- **ITEMS**:
·····
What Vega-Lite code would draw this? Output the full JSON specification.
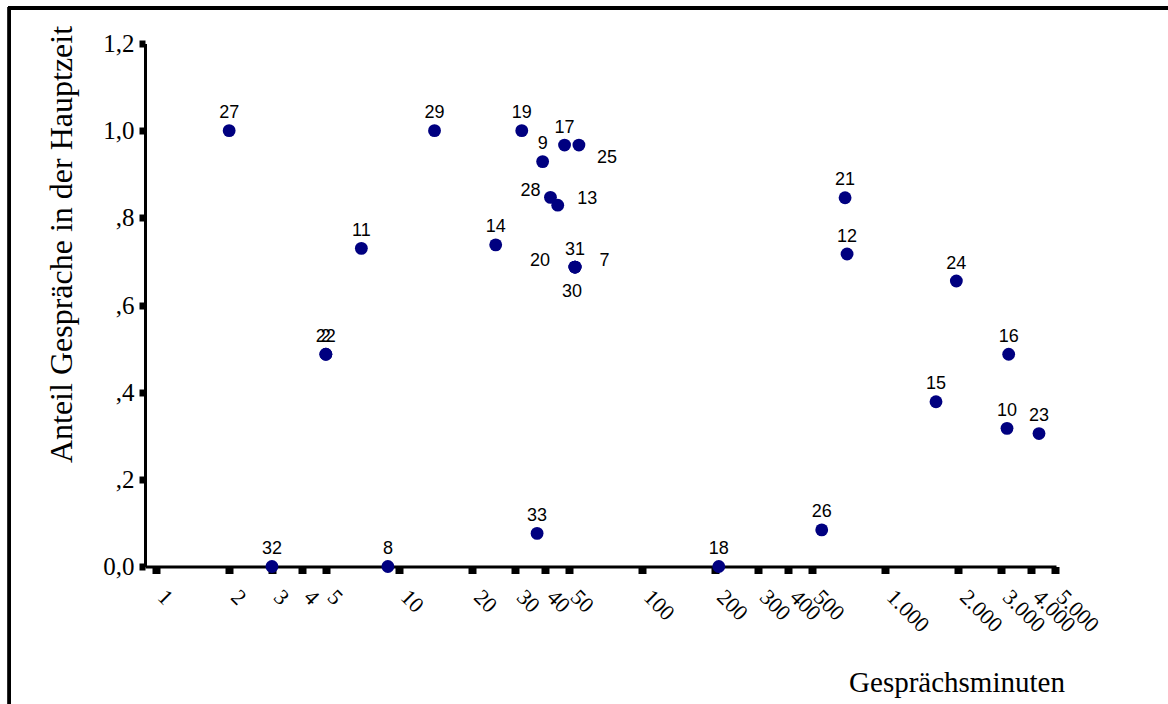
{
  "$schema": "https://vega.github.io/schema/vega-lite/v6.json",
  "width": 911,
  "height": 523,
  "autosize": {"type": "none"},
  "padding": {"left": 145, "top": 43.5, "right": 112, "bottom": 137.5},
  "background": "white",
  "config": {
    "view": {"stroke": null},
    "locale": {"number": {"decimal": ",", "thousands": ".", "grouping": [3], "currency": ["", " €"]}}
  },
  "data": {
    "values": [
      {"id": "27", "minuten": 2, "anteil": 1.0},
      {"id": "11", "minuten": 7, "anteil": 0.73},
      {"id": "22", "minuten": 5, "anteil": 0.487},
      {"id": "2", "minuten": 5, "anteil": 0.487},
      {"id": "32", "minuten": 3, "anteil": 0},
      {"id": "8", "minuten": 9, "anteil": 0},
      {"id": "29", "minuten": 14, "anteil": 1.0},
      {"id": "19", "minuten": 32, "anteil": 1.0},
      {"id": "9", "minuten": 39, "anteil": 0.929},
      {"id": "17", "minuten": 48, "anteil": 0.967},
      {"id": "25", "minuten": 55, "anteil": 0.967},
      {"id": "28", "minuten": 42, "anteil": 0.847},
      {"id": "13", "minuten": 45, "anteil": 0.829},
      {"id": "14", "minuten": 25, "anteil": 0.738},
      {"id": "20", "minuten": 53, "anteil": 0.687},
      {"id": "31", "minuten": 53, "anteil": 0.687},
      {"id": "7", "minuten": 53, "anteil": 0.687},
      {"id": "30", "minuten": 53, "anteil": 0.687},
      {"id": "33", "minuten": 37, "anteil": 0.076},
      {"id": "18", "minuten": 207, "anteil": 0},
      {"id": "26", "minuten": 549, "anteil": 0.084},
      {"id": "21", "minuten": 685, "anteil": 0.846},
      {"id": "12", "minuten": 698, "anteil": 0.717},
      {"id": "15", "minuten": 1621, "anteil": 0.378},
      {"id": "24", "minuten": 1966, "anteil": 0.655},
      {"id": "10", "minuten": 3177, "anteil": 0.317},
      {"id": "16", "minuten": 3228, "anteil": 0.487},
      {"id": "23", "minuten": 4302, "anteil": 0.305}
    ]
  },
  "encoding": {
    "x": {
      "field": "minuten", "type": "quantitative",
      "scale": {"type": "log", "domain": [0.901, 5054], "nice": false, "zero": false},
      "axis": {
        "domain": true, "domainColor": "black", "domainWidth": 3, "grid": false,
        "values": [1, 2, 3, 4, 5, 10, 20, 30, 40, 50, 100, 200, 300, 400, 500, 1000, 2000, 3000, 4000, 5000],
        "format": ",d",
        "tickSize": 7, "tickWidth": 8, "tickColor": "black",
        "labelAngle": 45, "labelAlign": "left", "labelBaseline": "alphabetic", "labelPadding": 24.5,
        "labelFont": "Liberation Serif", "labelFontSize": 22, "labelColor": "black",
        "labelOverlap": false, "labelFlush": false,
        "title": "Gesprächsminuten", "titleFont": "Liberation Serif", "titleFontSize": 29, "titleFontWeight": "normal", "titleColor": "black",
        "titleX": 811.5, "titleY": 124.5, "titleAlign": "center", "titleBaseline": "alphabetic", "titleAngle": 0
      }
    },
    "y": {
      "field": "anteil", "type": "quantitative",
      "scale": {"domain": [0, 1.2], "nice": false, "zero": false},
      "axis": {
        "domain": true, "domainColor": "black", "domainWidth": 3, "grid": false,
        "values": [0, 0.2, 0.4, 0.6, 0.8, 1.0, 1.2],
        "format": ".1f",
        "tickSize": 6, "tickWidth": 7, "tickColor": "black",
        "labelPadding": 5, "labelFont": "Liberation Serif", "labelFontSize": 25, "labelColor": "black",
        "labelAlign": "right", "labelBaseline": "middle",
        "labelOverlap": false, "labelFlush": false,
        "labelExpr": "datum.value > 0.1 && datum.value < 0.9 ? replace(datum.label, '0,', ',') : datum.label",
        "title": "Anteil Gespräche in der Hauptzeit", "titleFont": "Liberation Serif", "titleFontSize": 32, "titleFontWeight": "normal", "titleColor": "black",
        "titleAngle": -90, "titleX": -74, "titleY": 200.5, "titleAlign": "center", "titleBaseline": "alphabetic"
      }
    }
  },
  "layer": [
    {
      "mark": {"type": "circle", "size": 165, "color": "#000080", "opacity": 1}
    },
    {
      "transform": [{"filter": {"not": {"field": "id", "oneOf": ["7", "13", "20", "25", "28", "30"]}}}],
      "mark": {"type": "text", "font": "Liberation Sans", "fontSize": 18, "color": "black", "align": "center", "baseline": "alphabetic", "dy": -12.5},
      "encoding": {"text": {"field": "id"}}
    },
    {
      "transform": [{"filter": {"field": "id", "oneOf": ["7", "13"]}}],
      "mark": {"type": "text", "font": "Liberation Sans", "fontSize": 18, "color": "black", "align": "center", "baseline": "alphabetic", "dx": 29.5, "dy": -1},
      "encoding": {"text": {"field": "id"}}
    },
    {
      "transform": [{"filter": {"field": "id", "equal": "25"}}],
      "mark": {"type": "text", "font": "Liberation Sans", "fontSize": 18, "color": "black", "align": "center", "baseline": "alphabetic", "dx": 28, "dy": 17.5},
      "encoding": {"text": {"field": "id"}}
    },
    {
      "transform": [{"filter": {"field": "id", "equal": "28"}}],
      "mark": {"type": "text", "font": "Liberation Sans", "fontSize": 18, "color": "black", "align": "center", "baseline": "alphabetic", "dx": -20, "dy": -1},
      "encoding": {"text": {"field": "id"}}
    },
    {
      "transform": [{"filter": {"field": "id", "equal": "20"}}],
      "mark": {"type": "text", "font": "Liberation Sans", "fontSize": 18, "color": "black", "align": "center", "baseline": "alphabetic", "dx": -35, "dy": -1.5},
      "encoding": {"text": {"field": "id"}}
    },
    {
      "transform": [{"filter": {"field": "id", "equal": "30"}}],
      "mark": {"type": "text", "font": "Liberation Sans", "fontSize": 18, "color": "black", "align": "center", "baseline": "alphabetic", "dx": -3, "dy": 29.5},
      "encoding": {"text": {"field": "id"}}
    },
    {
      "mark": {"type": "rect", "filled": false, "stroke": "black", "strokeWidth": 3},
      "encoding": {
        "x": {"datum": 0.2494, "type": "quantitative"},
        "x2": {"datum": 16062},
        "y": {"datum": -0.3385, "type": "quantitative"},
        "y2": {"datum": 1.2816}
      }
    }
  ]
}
·····
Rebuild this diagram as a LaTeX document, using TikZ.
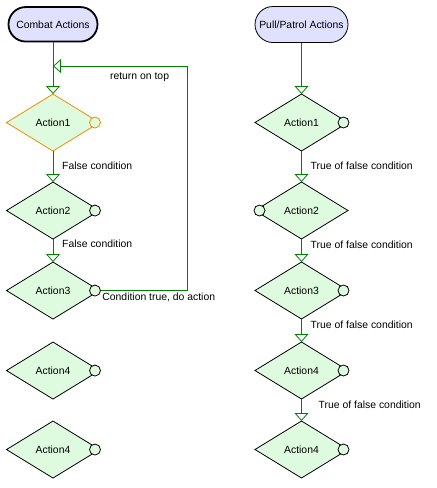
·····
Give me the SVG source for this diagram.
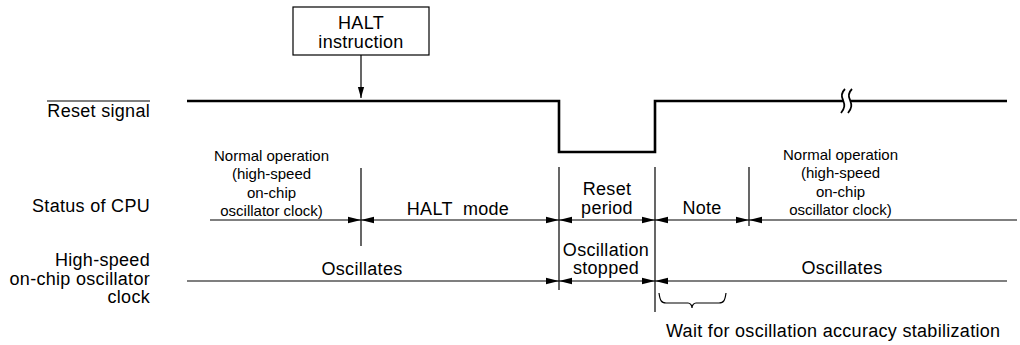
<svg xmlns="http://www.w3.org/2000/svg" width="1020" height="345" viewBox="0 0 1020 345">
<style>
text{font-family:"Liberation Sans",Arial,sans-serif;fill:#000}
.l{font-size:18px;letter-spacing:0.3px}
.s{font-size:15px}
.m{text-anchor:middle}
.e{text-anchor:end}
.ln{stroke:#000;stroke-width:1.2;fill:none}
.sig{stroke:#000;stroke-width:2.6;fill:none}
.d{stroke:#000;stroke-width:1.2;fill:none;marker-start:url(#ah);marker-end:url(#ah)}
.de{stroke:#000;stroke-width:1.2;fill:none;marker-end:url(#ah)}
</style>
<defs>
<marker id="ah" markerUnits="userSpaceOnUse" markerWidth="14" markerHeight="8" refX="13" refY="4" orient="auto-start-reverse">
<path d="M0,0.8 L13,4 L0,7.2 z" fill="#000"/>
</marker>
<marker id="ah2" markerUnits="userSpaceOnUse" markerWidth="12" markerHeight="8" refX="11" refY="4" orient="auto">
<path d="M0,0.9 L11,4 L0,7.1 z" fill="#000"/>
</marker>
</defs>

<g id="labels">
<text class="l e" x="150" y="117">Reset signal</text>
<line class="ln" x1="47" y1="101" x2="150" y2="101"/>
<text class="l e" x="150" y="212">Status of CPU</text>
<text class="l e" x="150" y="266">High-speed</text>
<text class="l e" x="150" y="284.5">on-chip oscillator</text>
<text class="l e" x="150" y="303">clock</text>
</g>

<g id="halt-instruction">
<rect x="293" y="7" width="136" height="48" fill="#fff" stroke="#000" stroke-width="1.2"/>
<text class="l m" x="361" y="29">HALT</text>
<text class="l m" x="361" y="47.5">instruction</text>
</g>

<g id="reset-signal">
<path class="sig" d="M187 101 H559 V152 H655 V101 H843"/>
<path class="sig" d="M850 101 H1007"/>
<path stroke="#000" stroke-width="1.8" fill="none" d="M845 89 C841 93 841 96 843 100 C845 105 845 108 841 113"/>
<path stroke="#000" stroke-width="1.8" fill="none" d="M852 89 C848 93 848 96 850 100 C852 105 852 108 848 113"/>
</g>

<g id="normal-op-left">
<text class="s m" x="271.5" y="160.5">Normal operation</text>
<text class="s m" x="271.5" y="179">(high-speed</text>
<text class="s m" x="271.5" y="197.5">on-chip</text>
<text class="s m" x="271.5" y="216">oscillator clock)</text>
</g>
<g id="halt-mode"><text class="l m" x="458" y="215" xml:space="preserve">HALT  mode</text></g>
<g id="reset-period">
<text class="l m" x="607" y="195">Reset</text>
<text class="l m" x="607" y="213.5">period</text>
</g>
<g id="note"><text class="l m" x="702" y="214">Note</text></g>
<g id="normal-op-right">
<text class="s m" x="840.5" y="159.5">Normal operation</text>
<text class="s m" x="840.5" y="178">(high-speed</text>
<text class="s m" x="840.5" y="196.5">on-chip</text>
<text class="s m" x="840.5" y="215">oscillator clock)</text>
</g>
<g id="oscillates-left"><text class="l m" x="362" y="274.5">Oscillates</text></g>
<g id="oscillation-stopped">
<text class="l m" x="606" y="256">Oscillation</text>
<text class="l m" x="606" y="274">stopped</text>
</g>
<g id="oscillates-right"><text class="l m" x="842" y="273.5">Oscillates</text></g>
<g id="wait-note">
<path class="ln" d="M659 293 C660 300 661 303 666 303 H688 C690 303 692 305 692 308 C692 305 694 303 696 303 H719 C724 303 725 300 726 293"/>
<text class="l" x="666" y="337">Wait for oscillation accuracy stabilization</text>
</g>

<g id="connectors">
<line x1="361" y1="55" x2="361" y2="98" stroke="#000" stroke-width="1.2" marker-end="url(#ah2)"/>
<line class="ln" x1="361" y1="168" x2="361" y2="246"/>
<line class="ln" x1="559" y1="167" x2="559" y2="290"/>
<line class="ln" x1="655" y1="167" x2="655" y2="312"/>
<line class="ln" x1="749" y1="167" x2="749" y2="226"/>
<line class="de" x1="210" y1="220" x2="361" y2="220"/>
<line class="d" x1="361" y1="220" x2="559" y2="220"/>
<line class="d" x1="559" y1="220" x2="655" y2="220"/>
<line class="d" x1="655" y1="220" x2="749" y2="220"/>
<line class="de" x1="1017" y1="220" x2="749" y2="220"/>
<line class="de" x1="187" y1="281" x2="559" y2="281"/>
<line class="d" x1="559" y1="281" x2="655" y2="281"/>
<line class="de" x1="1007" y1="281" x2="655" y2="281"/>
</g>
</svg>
·····
- **TASK BRIEF**: Copy every line of the records above that contains "this".

- **OUTPUT BELOW**:
What Vega-Lite code would draw this? Output the full JSON specification.
Rebuild this diagram as a LaTeX document, using TikZ.
Give me the SVG source for this diagram.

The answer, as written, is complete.